The argument submitted by some Member States that the
harmful effects of the contract extended until the payment of the final
instalment of the price was rejected by the CJEU. Agreeing with the AG, the
CJEU distinguished between, on one side, the anti-competitive effects of a
cartel and the potential artificial restriction of the customer’s choice and,
on the other side, the resulting wider adverse economic effects on other market
players. Only the former limit the capability of the contracting authority to contract
under competitive conditions, whereas the latter may be compensated before
national courts.
The CJEU also rejected the argument that opting for too
a short infringement period would violate the principle to give full effect to
Article 101 TFEU with several competition infringements going unpunished due to
the limitation rules. The CJEU stressed that EU law enshrines the principle
that the powers of the European Commission and national competition authorities
to prosecute competition infringements are subject to limitation rules. The need
for an effective enforcement of Article 101 TFEU cannot justify an artificial extension
of the duration of the infringement period.
Therefore, the CJEU’s reply to the referring court was:
‘Article 101(1) TFEU must be interpreted as meaning that, where an
undertaking which has allegedly participated in a single and continuous
infringement of that provision, the most recent constituent element of which
consists in the concerted submission with its competitors of a tender for the
award of a public works contract, has won the contract and concluded with the
contracting authority a works contract determining the essential
characteristics of that contract and, in particular, the overall price to be
paid for those works, the performance and payment of the price for which
are staggered over time, the infringement period corresponds to the period up
to the date of signature of the contract concluded between the undertaking and
the contracting authority on the basis of the concerted bid submitted by that
undertaking. It is for the national court to ascertain the date on which the
essential characteristics of the relevant contract and, in particular, the
total price to be paid for the work, have been definitively determined’.
Conclusion
When does a violation of Article 101 TFEU consisting of
a concerted submission of a price offer in procurement procedure end? And which
is the starting point of the limitation period to prosecute this competition infringement?

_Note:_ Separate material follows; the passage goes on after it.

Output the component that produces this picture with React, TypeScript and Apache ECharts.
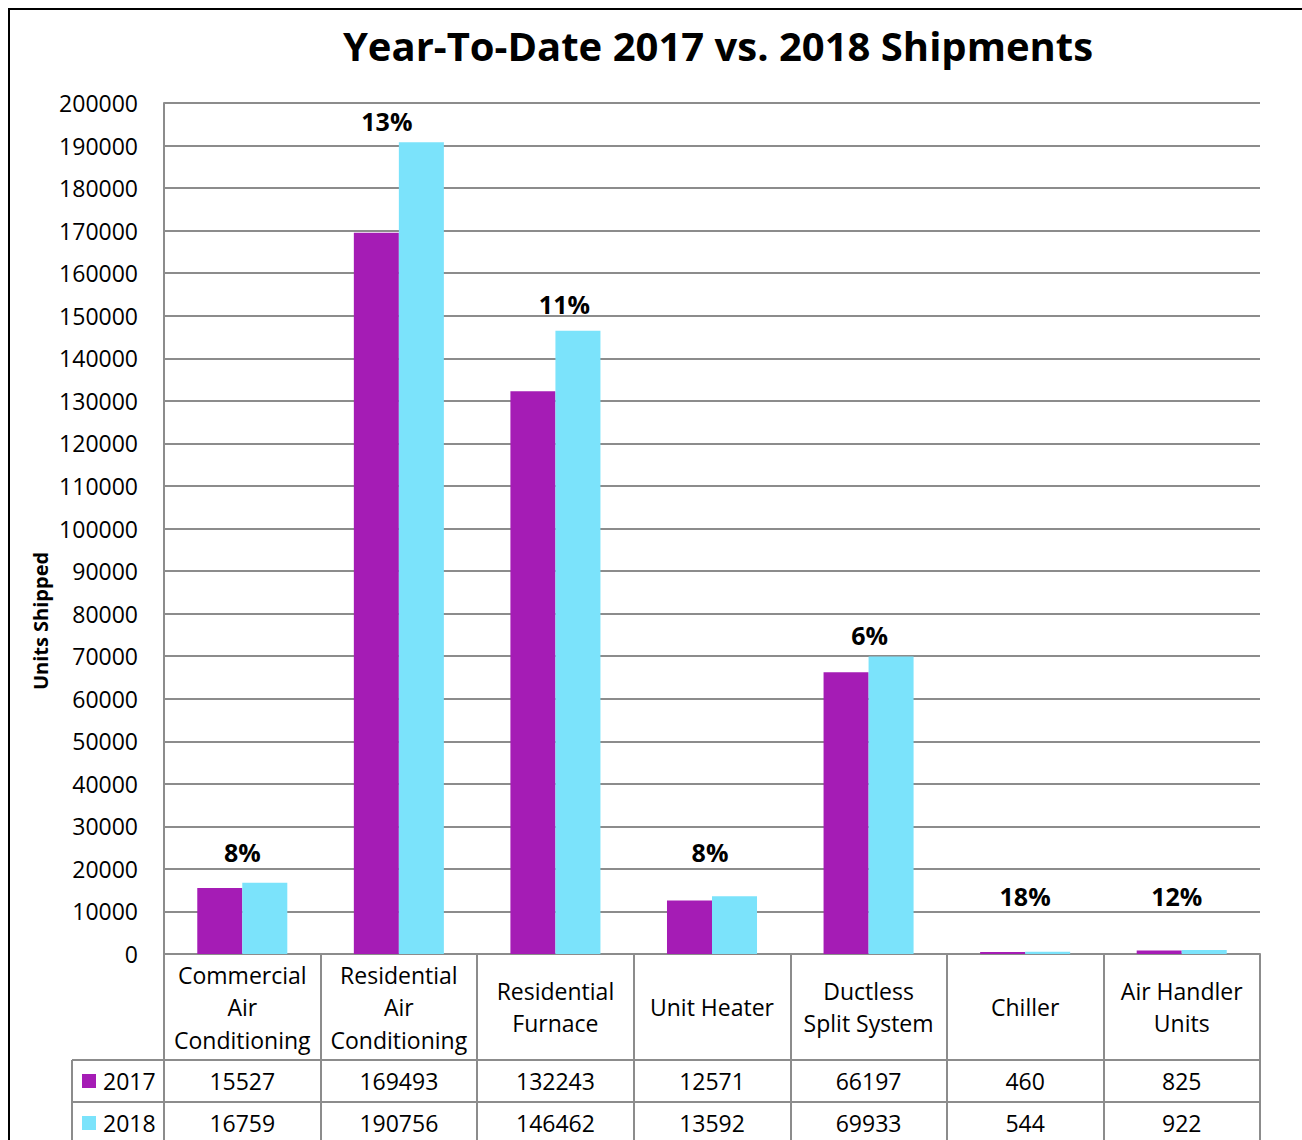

To these questions posed by the SAC, the CJEU replied that the competition infringement
lasts until and the limitation period starts from the conclusion of the public
works contract between the cartelist and the contracting authority.
It is precisely at this point of time that the
essential elements of the public contract crystallizes and the harmful effects
of the anti-competitive practice take place. From then on, national competition
authorities are then time-barred from penalizing the undertaking that participated
to the unlawful conduct. A side-effect of Eltel is to shorten the length of
anti-competitive bid rigging having the same factual characteristics of that
examined in this case. However, as stressed by the CJEU and the AG Petruzzella,
the need of effective enforcement of Article 101 TFEU against anti-competitive
practices cannot constitute a valid justification for extending the duration of
the infringement period to avoid the expiry of the relevant limitation period
for national competition authorities.